Thursday, February 1, 2007
MESS-enger
I am sure many ppl suffer from this guilt. Don't know why I feel very comfortable to speak over messenger rather on face. It's not somebody else, it's my own friends, my own cousins, I know speaking face to face always adds that vital value to the matter but even then I prefer sharing certain things over messenger. I know there is something wrong whenever I do that, a missing connection, a crack in the chain of trust. I curse myself for doing it, I am gr8 at shedding my opinions whenever it's over messenger, but when it comes to face to face I have always held myself back. May be I fear that it might all look artificial, or too formal, May be I am being very indecisive.
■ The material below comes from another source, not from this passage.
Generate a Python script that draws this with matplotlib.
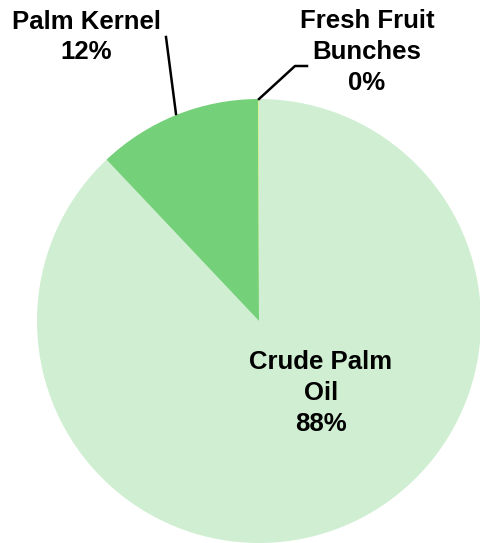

Hope I will be up against this soon before its too late.
Miscon(per)ceptions
One of my friends often keeps teasing me, she says "my thoughts seldom revolve around matters other than girls and marriage". This is not true, I try something and i end up doing something else. This is what happens when you are not clear about matters you are talking or if you don't know how to convey your views properly. You will have to agree with me that one cannot spit out his mind on certain matters to everybody else. It takes some comfort level with someone to speak certain matters. By this doesn't mean that my thoughts always spin around girls and marriage. It's just that i feel comfortable speaking those matters with her and incidentally whenever i speak to her, may be i emphasize more on that topic which might have lead her to conclude with this perception. Even now i am not sure i have spoken everything which i intended to. It's very hard to create a new image for me in her eyes, but nevertheless i am least bothered, after all it's my life.